The Symphony (commissioned by the Royal Philharmonic Society of London for its 1950 season) is made of altogether sterner stuff than the now gentle, now disturbing, now friendly, now menacing, Violin Concerto. A different vision of beauty is sought and portrayed for us -one more angular perhaps, but also richer. It is, as it should be, a work of larger scale and broader execution. One observes certain points, for the Symphony is hardly analysable save in the barest or most meaningless phrases: the assertion of a single note (again G) as the tonal basis of the work; swift changes in moods, each well developed and not mere petulant outbursts; a new use of long and inventive melodies of no particular harmonic significance but great progressive and constructive value; an elaborate but sparing use of the orchestra as a single instrument, for the work clearly has been thought into the instruments, not scored afterwards. Even the composer has labelled part of his slow movement “of a rather more romantic and sentimental nature.” The scherzo is short, rhythmic, and epigrammatic. The finale is “more discursive” with a “secondary theme of a playful nature” (I again quote the composer’s direct description). [5]

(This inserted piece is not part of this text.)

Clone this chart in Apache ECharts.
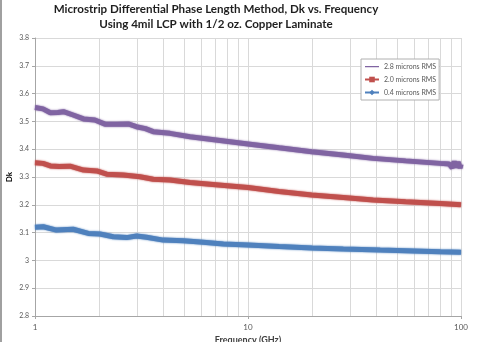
<!DOCTYPE html>
<html><head><meta charset="utf-8">
<script src="https://cdn.jsdelivr.net/npm/echarts@6/dist/echarts.min.js"></script>
<style>html,body{margin:0;padding:0;background:#fff}#c{width:481px;height:342px}</style>
</head><body><div id="c"></div>
<script>
var seriesNames = ['2.8 microns RMS', '2.0 microns RMS', '0.4 microns RMS'];
var freq28 = [1, 1.09, 1.18, 1.28, 1.36, 1.51, 1.69, 1.91, 2.13, 2.42, 2.74, 2.99, 3.3, 3.59, 4.3, 5.34, 6.63, 8.24, 10, 14, 19.9, 28, 38.7, 55, 79.9, 88, 91, 93, 95, 97, 99, 100];
var dk28 = [3.55, 3.545, 3.531, 3.532, 3.535, 3.523, 3.509, 3.505, 3.49, 3.49, 3.491, 3.481, 3.474, 3.463, 3.457, 3.445, 3.436, 3.427, 3.419, 3.405, 3.391, 3.379, 3.367, 3.358, 3.349, 3.347, 3.333, 3.356, 3.335, 3.354, 3.332, 3.346];
var freq20 = [1, 1.09, 1.18, 1.3, 1.46, 1.69, 1.95, 2.17, 2.6, 3.11, 3.59, 4.3, 5.34, 6.63, 8.24, 10, 14, 19.9, 28, 38.7, 55, 79.9, 100];
var dk20 = [3.351, 3.349, 3.340, 3.338, 3.339, 3.325, 3.322, 3.31, 3.307, 3.301, 3.292, 3.289, 3.28, 3.274, 3.268, 3.262, 3.248, 3.235, 3.226, 3.217, 3.211, 3.205, 3.2];
var freq04 = [1, 1.094, 1.26, 1.51, 1.78, 2.02, 2.33, 2.69, 3.0, 3.34, 4.0, 4.97, 6.17, 7.67, 10, 14, 20, 28, 41.7, 60, 80, 100];
var dk04 = [3.119, 3.121, 3.109, 3.112, 3.097, 3.095, 3.085, 3.082, 3.088, 3.083, 3.073, 3.071, 3.065, 3.059, 3.055, 3.05, 3.045, 3.041, 3.037, 3.034, 3.031, 3.029];
var minorFreqs = [2, 3, 4, 5, 6, 7, 8, 9, 20, 30, 40, 50, 60, 70, 80, 90];
var titleLines = ['Microstrip Differential Phase Length Method, Dk vs. Frequency', 'Using 4mil LCP with 1/2 oz. Copper Laminate'];
var xName = 'Frequency (GHz)';
var yName = 'Dk';
var yMin = 2.8, yMax = 3.8;

function pairs(xs, ys) { return xs.map(function (x, i) { return [x, ys[i]]; }); }
var colors = ['#8064A2', '#C0504D', '#4F81BD'];
var symbols = ['emptyCircle', 'rect', 'diamond'];
var dataSets = [pairs(freq28, dk28), pairs(freq20, dk20), pairs(freq04, dk04)];
var FONT = 'Lato';

var series = [{
  name: 'minorGrid', type: 'custom', silent: true, z: 1,
  data: minorFreqs.map(function (f) { return [f, yMin]; }),
  encode: { x: 0, y: 1 },
  renderItem: function (params, api) {
    var f = api.value(0);
    var p0 = api.coord([f, yMin]);
    var p1 = api.coord([f, yMax]);
    var x = Math.round(p0[0]) + 0.5;
    return { type: 'line', shape: { x1: x, y1: p0[1], x2: x, y2: p1[1] },
      style: { stroke: '#d9d9d9', lineWidth: 1 } };
  }
}];
seriesNames.forEach(function (n, i) {
  series.push({
    name: n, type: 'line', data: dataSets[i], showSymbol: false,
    symbol: symbols[i], symbolSize: 4,
    lineStyle: { color: colors[i], width: 5, shadowColor: colors[i], shadowBlur: 2 },
    itemStyle: { color: colors[i] },
    z: 5
  });
});

var lineIcon = 'path://M0,3h14v1.2h-14zM0,0h0.01v0.01h-0.01zM0,7h0.01v0.01h-0.01z';

var chart = echarts.init(document.getElementById('c'), null, { renderer: 'canvas' });
chart.setOption({
  animation: false,
  backgroundColor: '#fff',
  textStyle: { fontFamily: FONT },
  title: {
    text: titleLines.join('\n'),
    left: 216, top: 2, padding: 0, textAlign: 'center',
    textStyle: { fontFamily: FONT, fontSize: 11.6, fontWeight: 'bold', color: '#1f1f1f', lineHeight: 15 }
  },
  legend: {
    orient: 'vertical', left: 361, top: 59,
    padding: [4, 3, 4, 3], itemGap: 6, itemWidth: 14, itemHeight: 7,
    backgroundColor: '#fff', borderColor: '#b0b0b0', borderWidth: 1,
    textStyle: { fontFamily: FONT, fontSize: 7, color: '#595959' },
    data: [{ name: seriesNames[0], icon: lineIcon }, seriesNames[1], seriesNames[2]]
  },
  grid: { left: 35, right: 20, top: 38, bottom: 26, containLabel: false, outerBoundsMode: 'none' },
  xAxis: {
    type: 'log', logBase: 10, min: 1, max: 100,
    name: xName, nameLocation: 'middle', nameGap: 20, nameMoveOverlap: false,
    nameTextStyle: { fontFamily: FONT, fontSize: 9, fontWeight: 'bold', color: '#404040' },
    axisLine: { lineStyle: { color: '#a6a6a6' } },
    axisTick: { show: true, length: 3, lineStyle: { color: '#a6a6a6' } },
    axisLabel: { fontFamily: FONT, fontSize: 8, color: '#595959', margin: 7,
      formatter: function (v) { return String(Math.round(v)); } },
    splitLine: { show: true, lineStyle: { color: '#d9d9d9' } }
  },
  yAxis: {
    type: 'value', min: yMin, max: yMax, interval: 0.1,
    name: yName, nameLocation: 'middle', nameGap: 22, nameRotate: 90, nameMoveOverlap: false,
    nameTextStyle: { fontFamily: FONT, fontSize: 8, fontWeight: 'bold', color: '#000' },
    axisLine: { show: true, lineStyle: { color: '#a6a6a6' } },
    axisTick: { show: true, length: 3, inside: false, lineStyle: { color: '#a6a6a6' } },
    axisLabel: { fontFamily: FONT, fontSize: 7, color: '#595959', margin: 6,
      formatter: function (v) { return String(Math.round(v * 10) / 10); } },
    splitLine: { show: true, lineStyle: { color: '#d9d9d9' } }
  },
  graphic: [{ type: 'rect', left: 0, top: 0, shape: { width: 2, height: 342 }, style: { fill: '#a0a0a0' }, silent: true }],
  series: series
});
</script></body></html>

The Second Piano Concerto (1951) is perhaps the most immediately appealing of these three works by Rawsthorne, partly because of its unbroken effectiveness. It is very different from -and, I think, superior to - the brilliant First Piano Concerto (1942). Let me add that the first performance was given by the London Symphony Orchestra last year, with Clifford Curzon as soloist and Sir Malcolm Sargent as conductor. Within a few weeks a long-playing recording was made by London Records, with the same admirable team. [6] The Second Piano Concerto exhibits the full range of Rawsthorne’s musical mind in its present maturity of middle life. It is essentially conceived for the piano, with orchestral backing - a prolonged song for the pianist, with light and ingenious writing for the orchestra. We observe in its idiom that some use is made of sequences; that the piano-registration of chords is often of significance, even vital, to the structure; that false relations and the six-four chord with an added note are points of harmonic variety; that the argument is close but never intellectual; and that the work, without any linking themes, is a single and integral conception.
Rawsthorne adopts, here too, a predominantly gentle mood for the first movement - with exciting interruptions, of course. Both this allegro piacevole and the following scherzo have main themes that are easy to remember (rather, perhaps, difficult to forget). The third movement, called Intermezzo, is more rhapsodic, with the piano ruminating to its heart’s content. Once again Rawsthorne solves the eternal problem of the finale by allowing his character Fantasy to have its head. The opening subject is described by the composer as “of an innocence which verges on the banal;” it is in fact a brilliant and catchy tune of the kind that Rossini might have been proud to think of had he lived today. The whole movement consists of a series of built-up episodes, each clearly proving from a different point of view that the theme is neither innocent nor banal. It is immensely exciting, and of a proper scale to balance the whole work.
It would be extravagant even ridiculous at this point in our subject’s career - at this moment in history, perhaps - to claim for Alan Rawsthorne that he is a great composer. The meaning of those two words happens, also, to be very vague. On the other hand, I openly claim for Rawsthorne that he is keeping the loom of music spinning stuff in the great tradition; that he is continuing the mainstream of music in a manner, and at a level of excellence, that is worthy of the great achievements of the past. Of the importance of modern English composers in the music of the world, I have neither the space nor the inclination to write here. But I look around Europe, and I cannot see one composer of equal age in the symphonic field with whom Rawsthorne cannot stand up in at least proud equality, and I can see many over whom he towers with his powerful stature of musical thought. Having watched his progress for fifteen and more years, I can rely with confidence on the future - circumstances like health and peace permitting - as likely to produce many other brilliant and beautiful expressions of this very remarkable mind.
Notes:
[1] The premiere performance was
on 1 July 1948 at the Cheltenham Town Hall.
[2] Theo Olof (1924-2012) was a
Dutch violinist and writer, born in Bonn, Germany. He fled the Nazi regime with
his mother in 1933. Olof performed with major orchestras like the Concertgebouw
and Residentie Orkest and was a noted soloist and teacher. He won the fourth
prize at the 1951 Queen Elisabeth Competition.
[3] This performance was on 7 November
1948 at the Amsterdam: Concertgebouw Hall.
[4] English poet Edward Dowson’s
Cynara contains the lines: I have been faithful to thee, Cynara! in my fashion/I
have forgot much, Cynara! gone with the wind. The title of Aldous Huxley’s Antic
Hay is derived from Edward II, a play by Christopher Marlowe, c1593, Act
One, Scene One, lines 59-60: "My men, like satyrs grazing on the lawns,
shall with their goat feet dance the antic hay", which is quoted on the
frontispiece. ‘Antic hay’ here signifies to a lively dance. William de Morgan’s
appropriation of Somehow Good eludes me.
[5] Rawsthorne’s Symphony No.1
was premiered on 15 November 1950 at the Royal Albert Hall, London. The BBC
Symphony Orchestra was conducted by Adrian Boult.
[6] Decca LX-3066 (1952);
Concerto for Piano No. 2; Clifford Curzon, piano; London Symphony Orchestra;
Malcolm Sargent, conductor. It has subsequently been released on CD: Clifford
Curzon Edition: Complete Recordings, 2012.